En la revista Peacock publicó Angela Alaimo O'Donnell cuatro poemas de su libro sobre Flannery O'Connor. Yo los he ido traduciendo y poniendo aquí, estas últimas semanas. Al final, ella hacía una poética que me parece muy interesante. También la he traducido:
La Belleza de Flannery
Flannery O’Connor tenía debilidad por lo raro y lo salvaje y el don de encontrar belleza en ambos. Tras escribir 101 poemas poniéndome en su lugar, he acabado valorando la extrañeza que ella admiraba y me he convertido a su modo de entender la belleza. Porque, ¿Qué son la simetría, proporción, integridad y perfección - ideales clásicos todos de belleza- si les quitas lo casero, la soledad, lo simple y lo mutilado?
Evitando la estética de lo confortable y cómodo, Flannery prefería la belleza que aflige la mirada, visiones tan impactantes que uno no puede mirar para otro lado. Sabía que los cuerpos que habitamos son extraordinarios y que unos son más obviamente extraordinarios que otros: el hermafrodita elocuente y el hombre tatuado de la feria, la universitaria con un acné espectacular, el manco con la manga flameando a la brisa, la chica que va dando pisotones con su pierna de madera, el profeta con dos cavidades oculares calcinadas en el lugar donde antes estaban sus ojos. Esa era su gente y la amaba.
Tenía un afecto especial por los espléndidamente raros. De niña coleccionaba pollitos: “Prefería los de un ojo verde y otro naranja o con cuellos extralargos y con crestas torcidas. Quería alguno con tres patas o tres alas pero no apareció ninguno así. Yo le daba vueltas a una imagen del libro de Robert Ripley, Te lo creas o no, de un gallo que había sobrevivido cuarenta días sin cabeza”. Flannery sospechaba que la razón de que amase a los raros es que sabía que ella era una de ellos —que todos lo somos, en lo más íntimo— y que en eso hay belleza.

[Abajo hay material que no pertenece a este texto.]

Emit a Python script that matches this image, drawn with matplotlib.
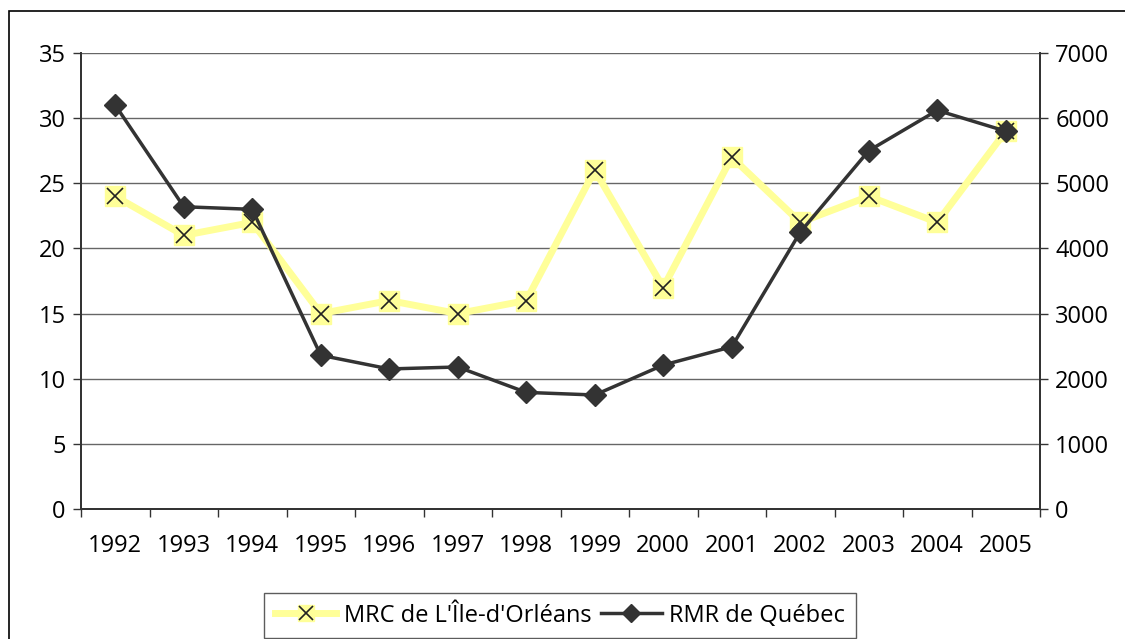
import matplotlib
matplotlib.use("Agg")
import matplotlib.pyplot as plt
from matplotlib.lines import Line2D
from matplotlib.patches import Rectangle
import numpy as np

# data
years = ["1992", "1993", "1994", "1995", "1996", "1997", "1998",
         "1999", "2000", "2001", "2002", "2003", "2004", "2005"]
mrc_orleans = [24, 21, 22, 15, 16, 15, 16, 26, 17, 27, 22, 24, 22, 29]
rmr_quebec = [6200, 4640, 4600, 2360, 2150, 2180, 1790,
              1750, 2210, 2490, 4250, 5500, 6120, 5800]

left_ticks = [0, 5, 10, 15, 20, 25, 30, 35]
right_ticks = [0, 1000, 2000, 3000, 4000, 5000, 6000, 7000]

plt.rcParams["font.family"] = ["Open Sans", "DejaVu Sans"]
FS = 17
YELLOW = "#ffff99"
DARK = "#333333"

fig = plt.figure(figsize=(11.25, 6.39), dpi=100)
# outer chart border (right and bottom edges fall outside the image)
fig.patches.append(Rectangle((9 / 1125, -0.2), 1.2, 1.2 - 11 / 639,
                             transform=fig.transFigure, fill=False,
                             edgecolor="black", linewidth=1.2))

ax = fig.add_axes([81 / 1125, 1 - 509 / 639, (1040 - 81) / 1125, (509 - 53) / 639])
ax2 = ax.twinx()

x = np.arange(len(years))

# yellow series on the left axis
ax.plot(x, mrc_orleans, color=YELLOW, linewidth=5, zorder=2)
ax.plot(x, mrc_orleans, linestyle="none", marker="s", markersize=14.5,
        markerfacecolor=YELLOW, markeredgecolor=YELLOW, zorder=3)
ax.plot(x, mrc_orleans, linestyle="none", marker="x", markersize=11,
        markeredgecolor="#222222", markeredgewidth=1.2, zorder=4)

# dark series on the right axis
ax2.plot(x, rmr_quebec, color=DARK, linewidth=2.5, marker="D",
         markersize=11, markerfacecolor=DARK, markeredgecolor=DARK)

ax.set_xlim(-0.5, len(years) - 0.5)
ax.set_ylim(0, 35)
ax2.set_ylim(0, 7000)
ax.set_yticks(left_ticks)
ax2.set_yticks(right_ticks)

ax.set_xticks(x)
ax.set_xticklabels(years)
ax.set_xticks(np.arange(len(years) + 1) - 0.5, minor=True)
ax.tick_params(axis="x", which="major", length=0, pad=18, labelsize=FS)
ax.tick_params(axis="x", which="minor", length=6, width=1, color=DARK,
               direction="out")
ax.tick_params(axis="y", length=6, width=1, color=DARK, labelsize=FS, pad=5)
ax2.tick_params(axis="y", length=6, width=1, color=DARK, labelsize=FS, pad=5)

ax.grid(axis="y", color="#666666", linewidth=1)
ax.set_axisbelow(True)

for a in (ax, ax2):
    a.spines["top"].set_visible(False)
    for s in ("left", "right", "bottom"):
        a.spines[s].set_color(DARK)
        a.spines[s].set_linewidth(1.3)
ax.patch.set_visible(False)

h1 = (Line2D([], [], color=YELLOW, linewidth=5),
      Line2D([], [], linestyle="none", marker="s", markersize=12,
             markerfacecolor=YELLOW, markeredgecolor=YELLOW),
      Line2D([], [], linestyle="none", marker="x", markersize=10,
             markeredgecolor="#222222", markeredgewidth=1.2))
h2 = Line2D([], [], color=DARK, linewidth=2.5, marker="D", markersize=9,
            markerfacecolor=DARK, markeredgecolor=DARK)

leg = fig.legend([h1, h2], ["MRC de L'Île-d'Orléans", "RMR de Québec"],
                 loc="upper center", bbox_to_anchor=(560 / 1125, 1 - 593 / 639),
                 ncol=2, fontsize=FS, frameon=True, fancybox=False,
                 handlelength=2.6, handletextpad=0.3, columnspacing=0.4,
                 borderpad=0.45, borderaxespad=0)
leg.get_frame().set_edgecolor(DARK)
leg.get_frame().set_linewidth(1)

fig.savefig("out.png", dpi=100)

El novelista Harry Crews cuenta que todo el mundo que conocía, de pequeño, de cuando vivía en la Georgia rural, estaba fascinado por el catálogo Sears Roebuck. “Lo primero que nos impactaba es que todos los del catálogo Sears Roebuck eran perfectos. No había calvos. Todos tenían todos los dedos correctos. Nadie tenía heridas abiertas y supurantes en el cuerpo. Pero todos los que conocíamos nosotros tenían un dedo de menos o se habían quedado tuertos de un clavo que saltó de un poste. En nuestro mundo todos estaban lisiados y mutilados mientras que todos los del mundo Sears Roebuck eran perfectos”. Crews sabía qué mundo era falso y cuál verdadero y el que eligió describir fue el mundo verdadero.
A la fotógrafa Diane Arbus le gustaba hacer fotos de los raros: Miss Makrine, la enana rusa que barría su cocinita, un gigante judío que visitaba a sus padres en un apartamento del Bronx, el tatuado Jack Dracula y el hombre que tragaba fuego. "La mayoría de la gente se pasa la vida con el miedo de sufrir una experiencia traumática. Los raros nacieron ya con su trauma. Ya han pasado su prueba en la vida. Son aristócratas”. Por pasarse el día fotografiando a gente de todo tipo llegó a la revelación de que somos “todos extraños y espléndidos en cuanto raros . . . todos nosotros víctimas de nuestra forma particular con la que entramos en el mundo.”
En una secuencia de un sueño, en uno de los relatos de Flannery, un hermafrodita predica a la multitud boquiabierta, reclamando su propia belleza extraña: “Dios me hizo así. No se lo discuto.” Una mujer joven, sorda, muda, con discapacidad intelectual, es presentada en otro relato de gran patetismo: “sus manos gordas e indefensas colgando de las muñecas. Tenía pelo largo rosa-dorado y ojos tan azules como el cuello de un pavo”. Tan llamativa es esta chica en su radical (im)perfección, que el camarero del mesón Hot Spot la declara bendita: “Parece como un ángel de Dios”.
Para Crews, para Arbus, para Flannery, la belleza es la celebración de lo singular y lo auténtico, y son artistas de lo bello. “Intenta alabar el mundo mutilado”, escribe Adam Zagajewski en su celebrado poema. Y en gran medida, para nuestra delicia, es lo que hacen ellos.